* Directive:
The listing below should be copied in full, word for word.

begin

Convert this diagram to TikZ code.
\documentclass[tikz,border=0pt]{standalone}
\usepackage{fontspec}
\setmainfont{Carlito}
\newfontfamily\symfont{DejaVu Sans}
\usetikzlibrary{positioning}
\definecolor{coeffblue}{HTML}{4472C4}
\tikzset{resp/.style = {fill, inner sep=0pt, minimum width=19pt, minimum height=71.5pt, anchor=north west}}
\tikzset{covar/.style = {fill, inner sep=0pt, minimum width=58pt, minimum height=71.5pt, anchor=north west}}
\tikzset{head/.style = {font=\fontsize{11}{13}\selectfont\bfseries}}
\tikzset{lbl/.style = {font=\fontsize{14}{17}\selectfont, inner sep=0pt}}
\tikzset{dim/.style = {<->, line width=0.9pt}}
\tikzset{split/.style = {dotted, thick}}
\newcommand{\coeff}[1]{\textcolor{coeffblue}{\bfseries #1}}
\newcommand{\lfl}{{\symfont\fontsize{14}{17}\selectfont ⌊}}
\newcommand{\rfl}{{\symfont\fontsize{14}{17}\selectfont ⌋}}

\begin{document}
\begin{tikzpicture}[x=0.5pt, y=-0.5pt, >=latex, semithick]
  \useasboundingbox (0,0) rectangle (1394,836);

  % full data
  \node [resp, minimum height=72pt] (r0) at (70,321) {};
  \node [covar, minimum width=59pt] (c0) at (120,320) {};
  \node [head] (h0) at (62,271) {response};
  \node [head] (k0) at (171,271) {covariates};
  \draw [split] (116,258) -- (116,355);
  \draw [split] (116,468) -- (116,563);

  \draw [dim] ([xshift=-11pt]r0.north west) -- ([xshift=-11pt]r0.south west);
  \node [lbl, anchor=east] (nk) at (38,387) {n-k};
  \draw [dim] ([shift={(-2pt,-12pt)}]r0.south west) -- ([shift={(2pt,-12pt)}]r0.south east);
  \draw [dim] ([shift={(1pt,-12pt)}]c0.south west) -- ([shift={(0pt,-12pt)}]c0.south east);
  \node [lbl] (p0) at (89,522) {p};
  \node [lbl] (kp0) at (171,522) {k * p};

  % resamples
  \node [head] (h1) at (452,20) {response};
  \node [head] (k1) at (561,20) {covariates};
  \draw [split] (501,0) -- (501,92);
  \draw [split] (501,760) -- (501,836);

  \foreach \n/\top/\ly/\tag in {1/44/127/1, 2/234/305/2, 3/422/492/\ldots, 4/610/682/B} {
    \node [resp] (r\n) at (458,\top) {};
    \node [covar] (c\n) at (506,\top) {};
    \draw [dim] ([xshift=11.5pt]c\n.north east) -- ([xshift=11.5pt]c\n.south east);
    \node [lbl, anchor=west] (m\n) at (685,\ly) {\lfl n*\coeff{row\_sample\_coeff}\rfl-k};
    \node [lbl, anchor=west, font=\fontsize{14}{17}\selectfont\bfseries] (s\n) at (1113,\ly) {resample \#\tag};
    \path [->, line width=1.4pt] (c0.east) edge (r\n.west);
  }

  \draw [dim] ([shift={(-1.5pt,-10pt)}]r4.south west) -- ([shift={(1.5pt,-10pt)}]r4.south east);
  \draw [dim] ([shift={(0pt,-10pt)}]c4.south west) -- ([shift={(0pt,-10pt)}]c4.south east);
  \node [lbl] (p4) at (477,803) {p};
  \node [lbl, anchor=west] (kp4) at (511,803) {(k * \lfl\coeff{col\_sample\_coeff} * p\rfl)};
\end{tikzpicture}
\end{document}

end

* The completed task:
Convert this diagram to TikZ code.
\documentclass[tikz,border=0pt]{standalone}
\usepackage{fontspec}
\setmainfont{Carlito}
\newfontfamily\symfont{DejaVu Sans}
\usetikzlibrary{positioning}
\definecolor{coeffblue}{HTML}{4472C4}
\tikzset{resp/.style = {fill, inner sep=0pt, minimum width=19pt, minimum height=71.5pt, anchor=north west}}
\tikzset{covar/.style = {fill, inner sep=0pt, minimum width=58pt, minimum height=71.5pt, anchor=north west}}
\tikzset{head/.style = {font=\fontsize{11}{13}\selectfont\bfseries}}
\tikzset{lbl/.style = {font=\fontsize{14}{17}\selectfont, inner sep=0pt}}
\tikzset{dim/.style = {<->, line width=0.9pt}}
\tikzset{split/.style = {dotted, thick}}
\newcommand{\coeff}[1]{\textcolor{coeffblue}{\bfseries #1}}
\newcommand{\lfl}{{\symfont\fontsize{14}{17}\selectfont ⌊}}
\newcommand{\rfl}{{\symfont\fontsize{14}{17}\selectfont ⌋}}

\begin{document}
\begin{tikzpicture}[x=0.5pt, y=-0.5pt, >=latex, semithick]
  \useasboundingbox (0,0) rectangle (1394,836);

  % full data
  \node [resp, minimum height=72pt] (r0) at (70,321) {};
  \node [covar, minimum width=59pt] (c0) at (120,320) {};
  \node [head] (h0) at (62,271) {response};
  \node [head] (k0) at (171,271) {covariates};
  \draw [split] (116,258) -- (116,355);
  \draw [split] (116,468) -- (116,563);

  \draw [dim] ([xshift=-11pt]r0.north west) -- ([xshift=-11pt]r0.south west);
  \node [lbl, anchor=east] (nk) at (38,387) {n-k};
  \draw [dim] ([shift={(-2pt,-12pt)}]r0.south west) -- ([shift={(2pt,-12pt)}]r0.south east);
  \draw [dim] ([shift={(1pt,-12pt)}]c0.south west) -- ([shift={(0pt,-12pt)}]c0.south east);
  \node [lbl] (p0) at (89,522) {p};
  \node [lbl] (kp0) at (171,522) {k * p};

  % resamples
  \node [head] (h1) at (452,20) {response};
  \node [head] (k1) at (561,20) {covariates};
  \draw [split] (501,0) -- (501,92);
  \draw [split] (501,760) -- (501,836);

  \foreach \n/\top/\ly/\tag in {1/44/127/1, 2/234/305/2, 3/422/492/\ldots, 4/610/682/B} {
    \node [resp] (r\n) at (458,\top) {};
    \node [covar] (c\n) at (506,\top) {};
    \draw [dim] ([xshift=11.5pt]c\n.north east) -- ([xshift=11.5pt]c\n.south east);
    \node [lbl, anchor=west] (m\n) at (685,\ly) {\lfl n*\coeff{row\_sample\_coeff}\rfl-k};
    \node [lbl, anchor=west, font=\fontsize{14}{17}\selectfont\bfseries] (s\n) at (1113,\ly) {resample \#\tag};
    \path [->, line width=1.4pt] (c0.east) edge (r\n.west);
  }

  \draw [dim] ([shift={(-1.5pt,-10pt)}]r4.south west) -- ([shift={(1.5pt,-10pt)}]r4.south east);
  \draw [dim] ([shift={(0pt,-10pt)}]c4.south west) -- ([shift={(0pt,-10pt)}]c4.south east);
  \node [lbl] (p4) at (477,803) {p};
  \node [lbl, anchor=west] (kp4) at (511,803) {(k * \lfl\coeff{col\_sample\_coeff} * p\rfl)};
\end{tikzpicture}
\end{document}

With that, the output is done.